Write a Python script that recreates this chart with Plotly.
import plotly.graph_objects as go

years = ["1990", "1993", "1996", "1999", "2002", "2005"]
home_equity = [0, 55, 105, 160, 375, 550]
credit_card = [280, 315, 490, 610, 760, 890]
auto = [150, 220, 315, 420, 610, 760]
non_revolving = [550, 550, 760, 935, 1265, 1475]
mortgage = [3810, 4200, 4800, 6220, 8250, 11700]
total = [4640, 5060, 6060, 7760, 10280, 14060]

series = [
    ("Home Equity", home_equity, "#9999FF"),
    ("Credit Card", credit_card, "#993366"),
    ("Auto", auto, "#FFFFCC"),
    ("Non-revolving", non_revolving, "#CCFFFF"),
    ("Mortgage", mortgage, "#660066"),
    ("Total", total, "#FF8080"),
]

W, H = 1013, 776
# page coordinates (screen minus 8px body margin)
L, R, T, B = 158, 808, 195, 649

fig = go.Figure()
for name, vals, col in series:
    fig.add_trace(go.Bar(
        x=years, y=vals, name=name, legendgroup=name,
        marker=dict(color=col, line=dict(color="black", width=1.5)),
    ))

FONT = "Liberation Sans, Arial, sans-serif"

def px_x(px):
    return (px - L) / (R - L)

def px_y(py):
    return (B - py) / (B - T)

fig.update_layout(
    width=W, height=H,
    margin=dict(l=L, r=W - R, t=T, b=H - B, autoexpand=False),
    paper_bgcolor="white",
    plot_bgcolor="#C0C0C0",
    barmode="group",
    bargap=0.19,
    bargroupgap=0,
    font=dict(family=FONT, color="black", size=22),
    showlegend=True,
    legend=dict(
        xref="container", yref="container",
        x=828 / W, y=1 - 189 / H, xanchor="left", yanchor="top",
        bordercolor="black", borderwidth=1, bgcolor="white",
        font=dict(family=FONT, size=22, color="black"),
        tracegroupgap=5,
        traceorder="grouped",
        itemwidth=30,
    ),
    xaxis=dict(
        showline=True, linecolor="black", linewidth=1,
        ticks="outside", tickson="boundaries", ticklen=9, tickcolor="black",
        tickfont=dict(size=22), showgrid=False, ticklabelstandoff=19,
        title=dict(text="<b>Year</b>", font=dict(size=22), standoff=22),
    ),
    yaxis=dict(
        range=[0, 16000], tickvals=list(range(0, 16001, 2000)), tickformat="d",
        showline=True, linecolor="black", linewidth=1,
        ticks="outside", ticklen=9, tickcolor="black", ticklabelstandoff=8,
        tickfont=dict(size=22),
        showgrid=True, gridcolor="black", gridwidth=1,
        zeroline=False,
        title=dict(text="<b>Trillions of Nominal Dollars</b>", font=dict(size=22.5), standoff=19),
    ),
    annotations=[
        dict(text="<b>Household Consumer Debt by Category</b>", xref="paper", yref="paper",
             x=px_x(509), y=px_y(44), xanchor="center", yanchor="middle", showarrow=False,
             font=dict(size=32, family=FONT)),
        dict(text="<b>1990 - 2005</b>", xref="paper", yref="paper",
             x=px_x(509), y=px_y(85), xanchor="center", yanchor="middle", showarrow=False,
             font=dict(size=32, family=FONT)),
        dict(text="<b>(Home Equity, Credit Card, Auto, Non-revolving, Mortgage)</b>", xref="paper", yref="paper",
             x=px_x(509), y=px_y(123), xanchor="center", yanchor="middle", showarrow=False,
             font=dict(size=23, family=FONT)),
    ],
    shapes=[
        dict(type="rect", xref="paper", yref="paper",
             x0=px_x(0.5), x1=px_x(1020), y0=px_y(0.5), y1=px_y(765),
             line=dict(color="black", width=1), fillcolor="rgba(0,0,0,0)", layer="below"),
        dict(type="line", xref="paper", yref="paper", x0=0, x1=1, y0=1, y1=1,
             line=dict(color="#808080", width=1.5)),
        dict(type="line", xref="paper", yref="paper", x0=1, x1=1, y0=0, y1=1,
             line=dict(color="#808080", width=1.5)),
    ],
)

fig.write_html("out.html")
--------------------------------------------------
EXERCISE AIM:
Copy out each line exactly.

ANSWER FOR THIS EXERCISE:
Write a Python script that recreates this chart with Plotly.
import plotly.graph_objects as go

years = ["1990", "1993", "1996", "1999", "2002", "2005"]
home_equity = [0, 55, 105, 160, 375, 550]
credit_card = [280, 315, 490, 610, 760, 890]
auto = [150, 220, 315, 420, 610, 760]
non_revolving = [550, 550, 760, 935, 1265, 1475]
mortgage = [3810, 4200, 4800, 6220, 8250, 11700]
total = [4640, 5060, 6060, 7760, 10280, 14060]

series = [
    ("Home Equity", home_equity, "#9999FF"),
    ("Credit Card", credit_card, "#993366"),
    ("Auto", auto, "#FFFFCC"),
    ("Non-revolving", non_revolving, "#CCFFFF"),
    ("Mortgage", mortgage, "#660066"),
    ("Total", total, "#FF8080"),
]

W, H = 1013, 776
# page coordinates (screen minus 8px body margin)
L, R, T, B = 158, 808, 195, 649

fig = go.Figure()
for name, vals, col in series:
    fig.add_trace(go.Bar(
        x=years, y=vals, name=name, legendgroup=name,
        marker=dict(color=col, line=dict(color="black", width=1.5)),
    ))

FONT = "Liberation Sans, Arial, sans-serif"

def px_x(px):
    return (px - L) / (R - L)

def px_y(py):
    return (B - py) / (B - T)

fig.update_layout(
    width=W, height=H,
    margin=dict(l=L, r=W - R, t=T, b=H - B, autoexpand=False),
    paper_bgcolor="white",
    plot_bgcolor="#C0C0C0",
    barmode="group",
    bargap=0.19,
    bargroupgap=0,
    font=dict(family=FONT, color="black", size=22),
    showlegend=True,
    legend=dict(
        xref="container", yref="container",
        x=828 / W, y=1 - 189 / H, xanchor="left", yanchor="top",
        bordercolor="black", borderwidth=1, bgcolor="white",
        font=dict(family=FONT, size=22, color="black"),
        tracegroupgap=5,
        traceorder="grouped",
        itemwidth=30,
    ),
    xaxis=dict(
        showline=True, linecolor="black", linewidth=1,
        ticks="outside", tickson="boundaries", ticklen=9, tickcolor="black",
        tickfont=dict(size=22), showgrid=False, ticklabelstandoff=19,
        title=dict(text="<b>Year</b>", font=dict(size=22), standoff=22),
    ),
    yaxis=dict(
        range=[0, 16000], tickvals=list(range(0, 16001, 2000)), tickformat="d",
        showline=True, linecolor="black", linewidth=1,
        ticks="outside", ticklen=9, tickcolor="black", ticklabelstandoff=8,
        tickfont=dict(size=22),
        showgrid=True, gridcolor="black", gridwidth=1,
        zeroline=False,
        title=dict(text="<b>Trillions of Nominal Dollars</b>", font=dict(size=22.5), standoff=19),
    ),
    annotations=[
        dict(text="<b>Household Consumer Debt by Category</b>", xref="paper", yref="paper",
             x=px_x(509), y=px_y(44), xanchor="center", yanchor="middle", showarrow=False,
             font=dict(size=32, family=FONT)),
        dict(text="<b>1990 - 2005</b>", xref="paper", yref="paper",
             x=px_x(509), y=px_y(85), xanchor="center", yanchor="middle", showarrow=False,
             font=dict(size=32, family=FONT)),
        dict(text="<b>(Home Equity, Credit Card, Auto, Non-revolving, Mortgage)</b>", xref="paper", yref="paper",
             x=px_x(509), y=px_y(123), xanchor="center", yanchor="middle", showarrow=False,
             font=dict(size=23, family=FONT)),
    ],
    shapes=[
        dict(type="rect", xref="paper", yref="paper",
             x0=px_x(0.5), x1=px_x(1020), y0=px_y(0.5), y1=px_y(765),
             line=dict(color="black", width=1), fillcolor="rgba(0,0,0,0)", layer="below"),
        dict(type="line", xref="paper", yref="paper", x0=0, x1=1, y0=1, y1=1,
             line=dict(color="#808080", width=1.5)),
        dict(type="line", xref="paper", yref="paper", x0=1, x1=1, y0=0, y1=1,
             line=dict(color="#808080", width=1.5)),
    ],
)

fig.write_html("out.html")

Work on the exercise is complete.